Microarrays | John D. Cook

Microarray technology makes it possible to examine the expression levels of thousands of genes at once. So one way to do cancer research is to run microarray analyses on cancer and normal tissue samples, hoping to discover genes that are more highly expressed in one or the other. If, for example, a few genes are highly expressed in cancer samples, the proteins these genes code for may be targets for new therapies.

For numerous reasons, cancer research is more complicated than simply running millions of microarray experiments and looking for differences. One complication is that false positives are very likely.

A previous post gives a formula for the probability of a reported result being true. The most important term in that formula is the prior odds R that a hypothesis in a certain context is correct. John Ioannidis gives a hypothetical but realistic example in the paper mentioned earlier (*). In his example, he supposes that 100,000 gene polymorphisms are being tested for association with schizophrenia. If 10 polymorphisms truly are associated with schizophrenia, the pre-study probability that a given gene is associated is 0.0001. If a study has 60% power (β = 0.4) and significance level α = 0.05, the post-study probability that a polymorphism determined to be associated really is associated is 0.0012. That is, a gene reported to be associated with schizophrenia is 12 times more likely to actually be associated with the disease than a gene chosen at random. However, the bad news is that 12 times 0.0001 is only 0.0012. There’s a 99.8% chance that the result is false.

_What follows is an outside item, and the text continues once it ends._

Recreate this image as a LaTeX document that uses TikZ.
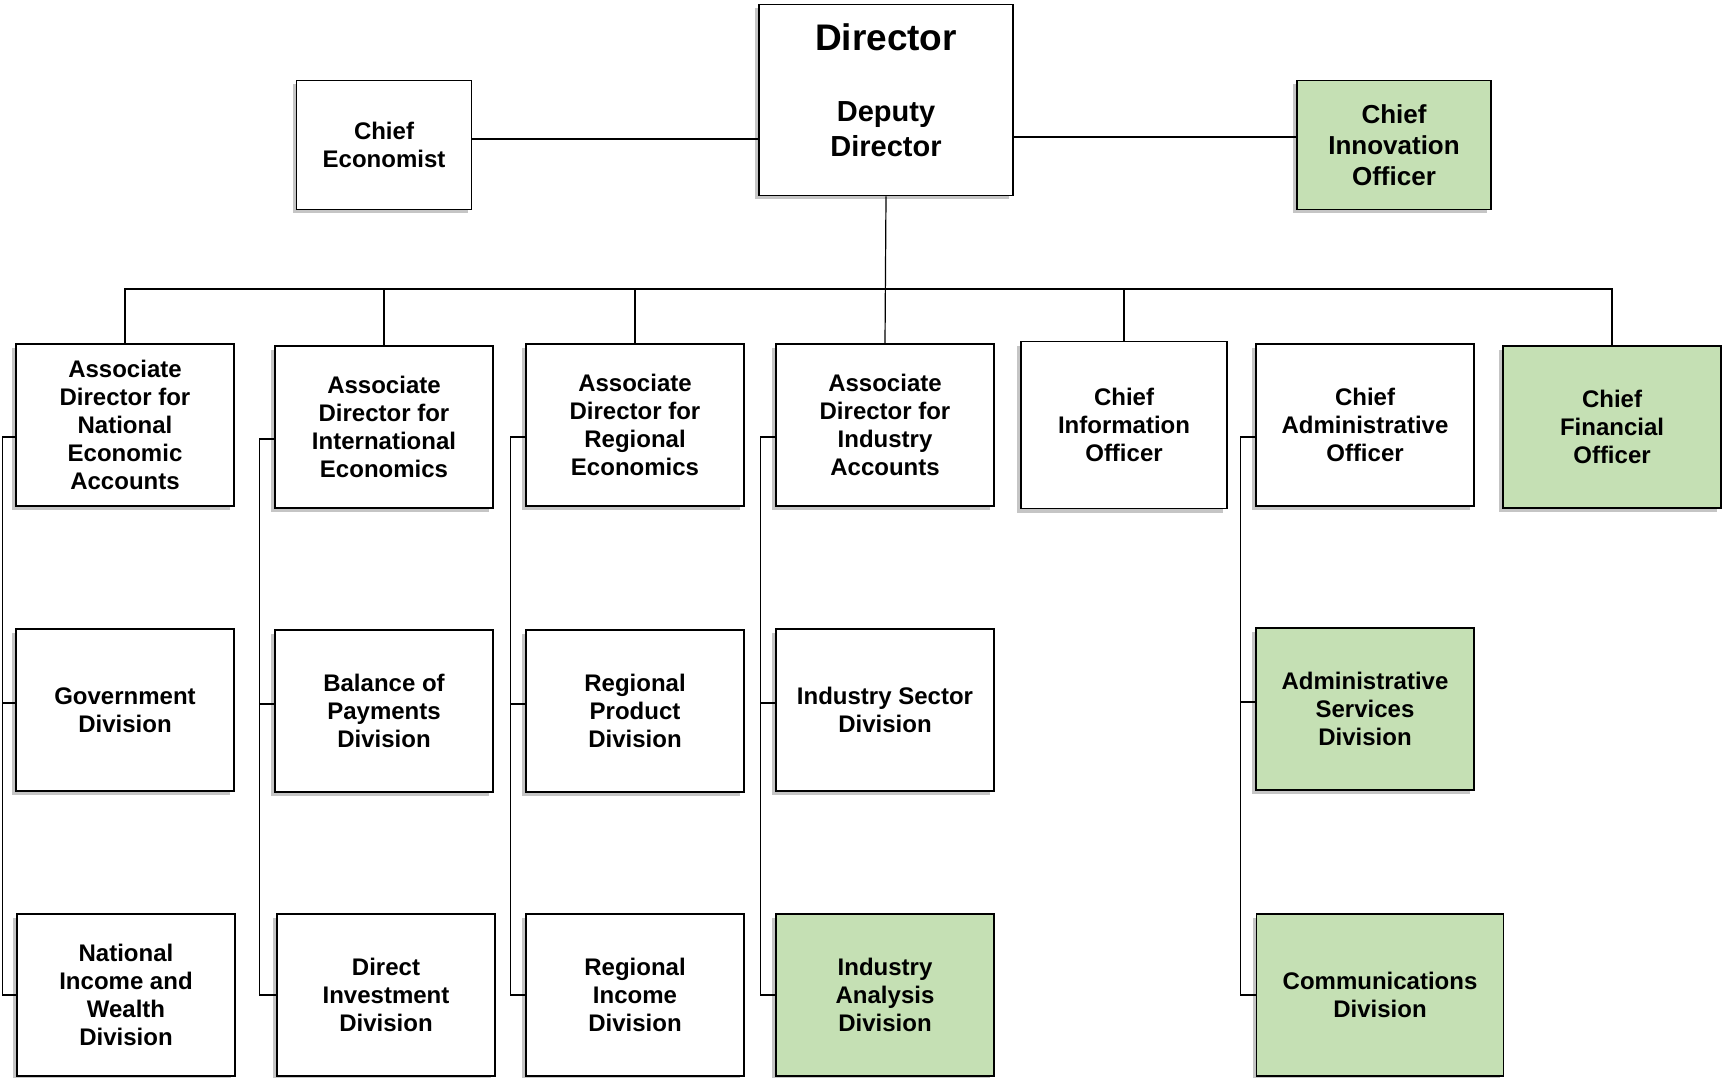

The example above is extreme, but it shows that a completely brute-force approach isn’t going to get you very far. Nobody actually believes that 100,000 polymorphisms are equally likely to be associated with any disease. Biological information makes it possible to narrow down the list of things to test, increasing the value of R. Suppose it were possible to narrow the list down to 1,000 polymorphisms to test, but a couple important genes were left out, leaving 8. Then R increases to 0.008. Now the probability of a reported association being correct increases to 0.088. This is a great improvement, though reported results are still have more than a 90% chance of being wrong.

(*) John P. A. Ioannidis, Why most published research findings are false. CHANCE volume 18, number 4, 2005.